• Attached below you will find a simple 2-point perspective initial and final sketch, and a Design Notebook page you can print and use to draw the sketch.  It is very important to use a sharp pencil and a long straight edge (or the edge of a textbook) too draw each line.  You should eventually learn that neatness counts!


    To begin, students need to draw the initial sketch just like I did (using page 1 of the attached).  Count the grid lines and draw the two horizontal lines which divide the the paper into three separate drawing areas.  Then, draw the left and right vanishing points (dots) for each drawing area.  The middle drawing vanishing points are on the left and right edges of the paper in the mid-point, and they are in the left and right corners of each page for the top and bottom sections of the drawings.  Then, count the grid lines to establish the location of the vertical front edges, 6-grids tall, for each shape.  Then, LIGHTLY draw the four diagonal lines to draw the front edges of each shape to the left and right vanishing points.
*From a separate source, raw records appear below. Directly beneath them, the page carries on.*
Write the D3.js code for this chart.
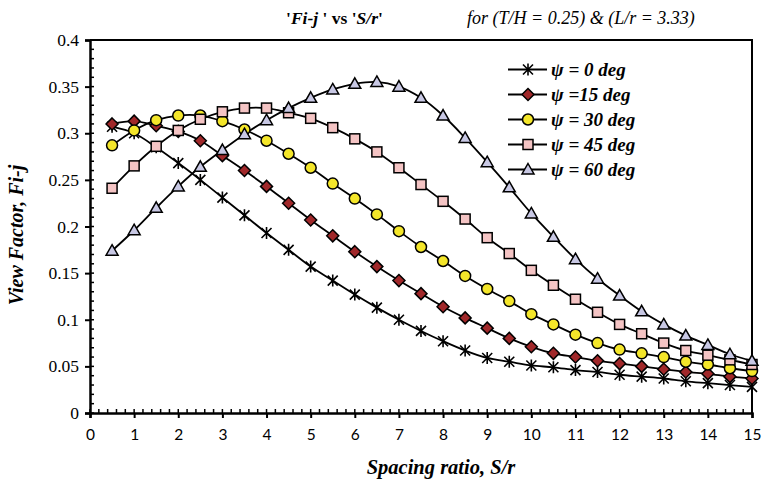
<!DOCTYPE html>
<html>
<head>
<meta charset="utf-8">
<script src="https://cdn.jsdelivr.net/npm/d3@7"></script>
<style>
  body { margin: 0; background: #fff; }
  svg { display: block; }
</style>
</head>
<body>
<div id="chart"></div>
<script>
// Spacing ratio values (x)
const spacing = [0.5,1,1.5,2,2.5,3,3.5,4,4.5,5,5.5,6,6.5,7,7.5,8,8.5,9,9.5,10,10.5,11,11.5,12,12.5,13,13.5,14,14.5,15];

// View factor for each tilt angle
const psi0  = [0.307,0.300,0.285,0.268,0.250,0.231,0.212,0.193,0.175,0.157,0.142,0.127,0.113,0.100,0.088,0.077,0.067,0.059,0.055,0.051,0.049,0.046,0.044,0.041,0.039,0.037,0.034,0.032,0.030,0.028];
const psi15 = [0.310,0.313,0.308,0.302,0.292,0.276,0.260,0.243,0.225,0.207,0.190,0.173,0.157,0.142,0.128,0.114,0.102,0.091,0.080,0.071,0.064,0.060,0.056,0.053,0.050,0.047,0.044,0.042,0.039,0.037];
const psi30 = [0.287,0.303,0.314,0.319,0.319,0.313,0.304,0.292,0.278,0.263,0.246,0.230,0.213,0.195,0.178,0.163,0.147,0.133,0.120,0.106,0.095,0.084,0.075,0.068,0.064,0.060,0.055,0.052,0.048,0.045];
const psi45 = [0.241,0.265,0.286,0.303,0.315,0.323,0.327,0.327,0.322,0.316,0.306,0.294,0.280,0.263,0.245,0.227,0.208,0.188,0.171,0.153,0.137,0.122,0.108,0.095,0.085,0.075,0.067,0.062,0.057,0.052];
const psi60 = [0.174,0.196,0.220,0.243,0.264,0.282,0.299,0.314,0.327,0.338,0.347,0.353,0.355,0.350,0.338,0.319,0.295,0.269,0.242,0.214,0.189,0.165,0.144,0.126,0.109,0.095,0.083,0.073,0.063,0.056];

const seriesNames = ["\u03C8 = 0 deg", "\u03C8 =15 deg", "\u03C8 = 30 deg", "\u03C8 = 45 deg", "\u03C8 = 60 deg"];
const seriesValues = [psi0, psi15, psi30, psi45, psi60];
const markerTypes = ["star", "diamond", "circle", "square", "triangle"];
const markerFills = ["#000000", "#a0282a", "#f4e62a", "#f4c4c4", "#c8c8e4"];

const xTicks = d3.range(0, 16, 1);
const yTicks = [0, 0.05, 0.1, 0.15, 0.2, 0.25, 0.3, 0.35, 0.4];

const width = 763, height = 487;
const plotLeft = 90, plotRight = 752, plotTop = 40, plotBottom = 413;

const svg = d3.select("#chart")
  .append("svg")
  .attr("width", width)
  .attr("height", height);

const x = d3.scaleLinear().domain([0, 15]).range([plotLeft, plotRight]);
const y = d3.scaleLinear().domain([0, 0.4]).range([plotBottom, plotTop]);

// frame (top and right)
svg.append("path")
  .attr("d", `M${plotLeft},${plotTop}H${plotRight}V${plotBottom}`)
  .attr("fill", "none")
  .attr("stroke", "#000")
  .attr("stroke-width", 2);

// minor ticks pointing inside
const xMinor = d3.range(0, 15.001, 0.2);
svg.append("g").selectAll("line")
  .data(xMinor)
  .enter().append("line")
  .attr("x1", d => x(d)).attr("x2", d => x(d))
  .attr("y1", plotBottom).attr("y2", plotBottom - 4)
  .attr("stroke", "#000").attr("stroke-width", 1.5);

const yMinor = d3.range(0, 0.4001, 0.01);
svg.append("g").selectAll("line")
  .data(yMinor)
  .enter().append("line")
  .attr("x1", plotLeft).attr("x2", plotLeft + 4)
  .attr("y1", d => y(d)).attr("y2", d => y(d))
  .attr("stroke", "#000").attr("stroke-width", 1.5);

// axes
const xAxis = svg.append("g")
  .attr("transform", `translate(0,${plotBottom})`)
  .call(d3.axisBottom(x).tickValues(xTicks).tickSize(5).tickPadding(11).tickFormat(d3.format("d")));
xAxis.select(".domain").attr("stroke-width", 2.5);
xAxis.selectAll(".tick line").attr("stroke-width", 2);
xAxis.selectAll("text")
  .style("font-family", "Lato, 'Liberation Sans', sans-serif")
  .style("font-size", "15.5px")
  .attr("fill", "#000");

const yAxis = svg.append("g")
  .attr("transform", `translate(${plotLeft},0)`)
  .call(d3.axisLeft(y).tickValues(yTicks).tickSize(5).tickPadding(6).tickFormat(d => String(+d.toFixed(2))));
yAxis.select(".domain").attr("stroke-width", 2.5);
yAxis.selectAll(".tick line").attr("stroke-width", 2);
yAxis.selectAll("text")
  .style("font-family", "'Liberation Serif', serif")
  .style("font-size", "17.5px")
  .attr("fill", "#000");

// axis titles
svg.append("text")
  .attr("x", 441)
  .attr("y", 474)
  .attr("text-anchor", "middle")
  .style("font-family", "'Liberation Serif', serif")
  .style("font-size", "20.5px")
  .style("font-weight", "bold")
  .style("font-style", "italic")
  .text("Spacing ratio, S/r");

svg.append("text")
  .attr("transform", `translate(23,235) rotate(-90)`)
  .attr("text-anchor", "middle")
  .style("font-family", "'Liberation Serif', serif")
  .style("font-size", "20px")
  .style("font-weight", "bold")
  .style("font-style", "italic")
  .text("View Factor, Fi-j");

// chart title
const title = svg.append("text")
  .attr("x", 286)
  .attr("y", 24)
  .style("font-family", "'Liberation Serif', serif")
  .style("font-size", "17.5px")
  .style("font-weight", "bold");
title.append("tspan").text("'");
title.append("tspan").style("font-style", "italic").text("Fi-j");
title.append("tspan").text(" ' vs '");
title.append("tspan").style("font-style", "italic").text("S/r");
title.append("tspan").text("'");

svg.append("text")
  .attr("x", 467)
  .attr("y", 24)
  .style("font-family", "'Liberation Serif', serif")
  .style("font-size", "18px")
  .style("font-style", "italic")
  .text("for (T/H = 0.25) & (L/r = 3.33)");

// marker drawing
function drawMarker(g, type, fill) {
  if (type === "star") {
    g.append("path")
      .attr("d", "M-5,-5L5,5M-5,5L5,-5M0,-6L0,6")
      .attr("stroke", "#000").attr("stroke-width", 1.6).attr("fill", "none");
  } else if (type === "diamond") {
    g.append("path").attr("d", "M0,-6L6,0L0,6L-6,0Z")
      .attr("fill", fill).attr("stroke", "#000").attr("stroke-width", 1.5);
  } else if (type === "circle") {
    g.append("circle").attr("r", 5.5)
      .attr("fill", fill).attr("stroke", "#000").attr("stroke-width", 1.5);
  } else if (type === "square") {
    g.append("rect").attr("x", -5).attr("y", -5).attr("width", 10).attr("height", 10)
      .attr("fill", fill).attr("stroke", "#000").attr("stroke-width", 1.5);
  } else if (type === "triangle") {
    g.append("path").attr("d", "M0,-6L6,4.5L-6,4.5Z")
      .attr("fill", fill).attr("stroke", "#000").attr("stroke-width", 1.5);
  }
}

const line = d3.line()
  .x((d, i) => x(spacing[i]))
  .y(d => y(d))
  .curve(d3.curveCatmullRom.alpha(0.5));

seriesValues.forEach((vals, k) => {
  svg.append("path")
    .datum(vals)
    .attr("d", line)
    .attr("fill", "none")
    .attr("stroke", "#000")
    .attr("stroke-width", 1.8);
});

seriesValues.forEach((vals, k) => {
  vals.forEach((v, i) => {
    const g = svg.append("g").attr("transform", `translate(${x(spacing[i])},${y(v)})`);
    drawMarker(g, markerTypes[k], markerFills[k]);
  });
});

// legend
const legend = svg.append("g");
seriesNames.forEach((name, k) => {
  const ly = 69.5 + k * 25;
  legend.append("line")
    .attr("x1", 508).attr("x2", 547)
    .attr("y1", ly).attr("y2", ly)
    .attr("stroke", "#000").attr("stroke-width", 1.8);
  const g = legend.append("g").attr("transform", `translate(528,${ly})`);
  drawMarker(g, markerTypes[k], markerFills[k]);
  legend.append("text")
    .attr("x", 551)
    .attr("y", ly + 6.5)
    .style("font-family", "'Liberation Serif', serif")
    .style("font-size", "19px")
    .style("font-weight", "bold")
    .style("font-style", "italic")
    .text(name);
});
</script>
</body>
</html>
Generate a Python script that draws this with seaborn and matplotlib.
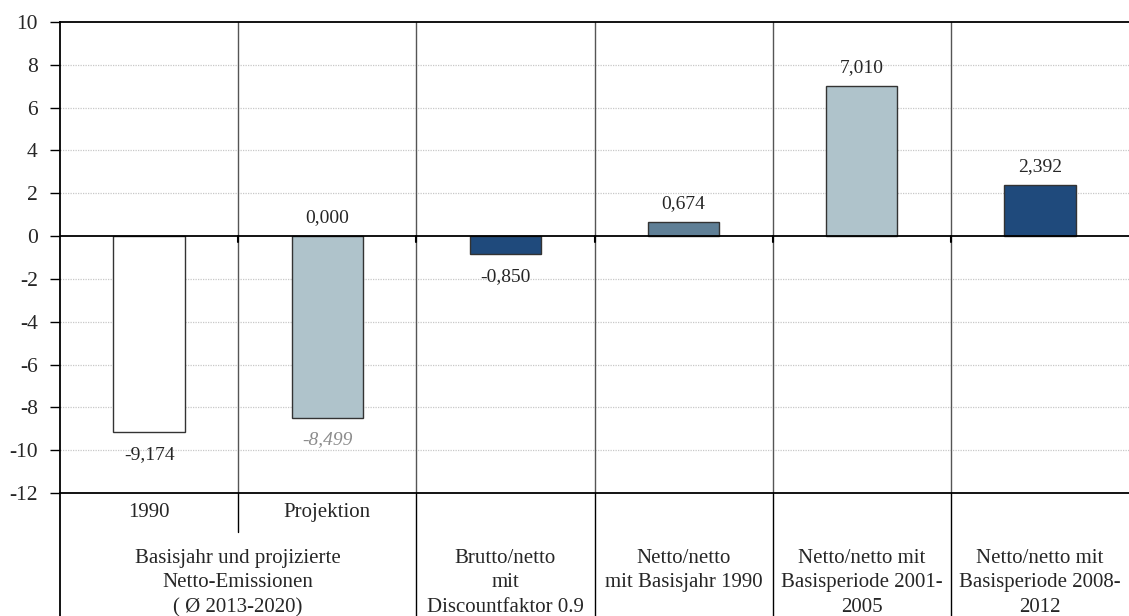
import matplotlib
matplotlib.use("Agg")
import matplotlib.pyplot as plt
import seaborn as sns

# daten
kategorien = ["1990", "Projektion", "Brutto", "Netto1990", "Netto2001", "Netto2008"]
werte = [-9.174, -8.499, -0.850, 0.674, 7.010, 2.392]
farben = ["#FFFFFF", "#AFC3CB", "#1F4A7C", "#5F7F96", "#AFC3CB", "#1F4A7C"]
wert_labels = ["-9,174", "0,000", "-0,850", "0,674", "7,010", "2,392"]
proj_label = "-8,499"
y_ticks = [10, 8, 6, 4, 2, 0, -2, -4, -6, -8, -10, -12]

unter_labels = ["1990", "Projektion"]
gruppen_labels = [
    "Basisjahr und projizierte\nNetto-Emissionen\n( Ø 2013-2020)",
    "Brutto/netto\nmit\nDiscountfaktor 0.9",
    "Netto/netto\nmit Basisjahr 1990",
    "Netto/netto mit\nBasisperiode 2001-\n2005",
    "Netto/netto mit\nBasisperiode 2008-\n2012",
]
gruppen_pos = [0.5, 2, 3, 4, 5]

sns.set_theme(style="white")
plt.rcParams["font.family"] = ["Liberation Serif", "DejaVu Serif"]

fig = plt.figure(figsize=(11.29, 6.16), dpi=100)
ax = fig.add_axes([60 / 1129, 123 / 616, 1069 / 1129, 471 / 616])

sns.barplot(x=kategorien, y=werte, hue=kategorien, palette=farben, width=0.4,
            edgecolor="#333333", linewidth=1, legend=False, ax=ax, saturation=1)

ax.set_xlim(-0.5, 5.5)
ax.set_ylim(-12, 10)
ax.set_yticks(y_ticks)
ax.set_yticklabels([str(t) for t in y_ticks], fontsize=15.5)
ax.tick_params(axis="y", length=7, width=1, color="black", pad=9, left=True)
ax.set_xticks([])
ax.set_xlabel("")
ax.set_ylabel("")

# gitter gepunktet
for t in y_ticks:
    if t not in (10, 0, -12):
        ax.axhline(t, color="#C8C8C8", lw=0.9, ls=(0, (1, 1)), zorder=0)
ax.axhline(0, color="black", lw=1.3, zorder=3)

for side in ["left", "top", "bottom"]:
    ax.spines[side].set_color("black")
    ax.spines[side].set_linewidth(1.3)
ax.spines["right"].set_visible(False)

# trennlinien
trans = ax.get_xaxis_transform()
for i, x in enumerate([0.5, 1.5, 2.5, 3.5, 4.5]):
    ax.axvline(x, color="#555555", lw=1, zorder=1)
    unten = -0.083 if i == 0 else -0.27
    ax.plot([x, x], [0, unten], color="black", lw=1, transform=trans, clip_on=False)
    # kleine ticks unter der nulllinie
    ax.plot([x, x], [12 / 22, 12 / 22 - 0.012], color="black", lw=1.5, transform=trans)
ax.plot([-0.5, -0.5], [0, -0.27], color="black", lw=1.3, transform=trans, clip_on=False)

# wertelabels
for i, (w, lab) in enumerate(zip(werte, wert_labels)):
    if i == 1:
        ax.text(i, 0.45, lab, ha="center", va="bottom", fontsize=14)
        ax.text(i, w - 0.6, proj_label, ha="center", va="top", fontsize=14,
                style="italic", color="#8C8C8C")
    elif w >= 0:
        ax.text(i, w + 0.45, lab, ha="center", va="bottom", fontsize=14)
    else:
        ax.text(i, w - 0.65, lab, ha="center", va="top", fontsize=14)

# tabelle unten
for i, lab in enumerate(unter_labels):
    ax.text(i, -0.042, lab, ha="center", va="center", fontsize=15, transform=trans)
for x, lab in zip(gruppen_pos, gruppen_labels):
    ax.text(x, -0.118, lab, ha="center", va="top", fontsize=15,
            linespacing=1.4, transform=trans)

fig.savefig("out.png", dpi=100)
    Next, using the final drawing sample as a guide (page 2 of the attached file), students need to count six grid lines to the left of the center vertical lines and draw the left vertical edges of each object. Then, count to the right 9-grid lines to draw the right vertical edges of each object. Then, on the bottom drawing, LIGHTLY draw the two diagonal lines, using the vanishing points, to establish the bottom rear edges of the object. On the top object LIGHTLY draw the two diagonal lines to establish the rear edges of the top of the object.


    Now that the object is drawn, students should darken the edges of the object to make all lines the same darkness.  This will make the object more pronounced and it will help to make it stand out.


    And finally, using LIGHT guide lines to the vanishing points, students should neatly label the right side, Front, Top, and Bottom of each drawing, as applicable.  Many designers use all capital letters to label their drawings.

    If these directions are not clear, feel free to e-mail me with suggestions.
    When you study the finished drawing, I am attempting to demonstrate the effect the location of the vanishing points has on a finished drawing.   If you want to draw an object, and you want to show the top of the object, the vanishing points need to be up and above the object on either side of the paper, possibly in the upper corners. If you want to show the bottom of the object, like the object is floating over your head, you want the vanishing points to be low, possibly in the lower corners of the paper.   If you want the object to appear in front of you at eye level, like possibly you want to draw a house on a street, the vanishing points need to be at the left and right, at the same level as the middle of the object.

    Notice the horizontal and vertical lines of a design notebook page are universal in design.  However, using the technique I am demonstrating here, you can easily draw 2-point perspective sketches in your Design Notebook.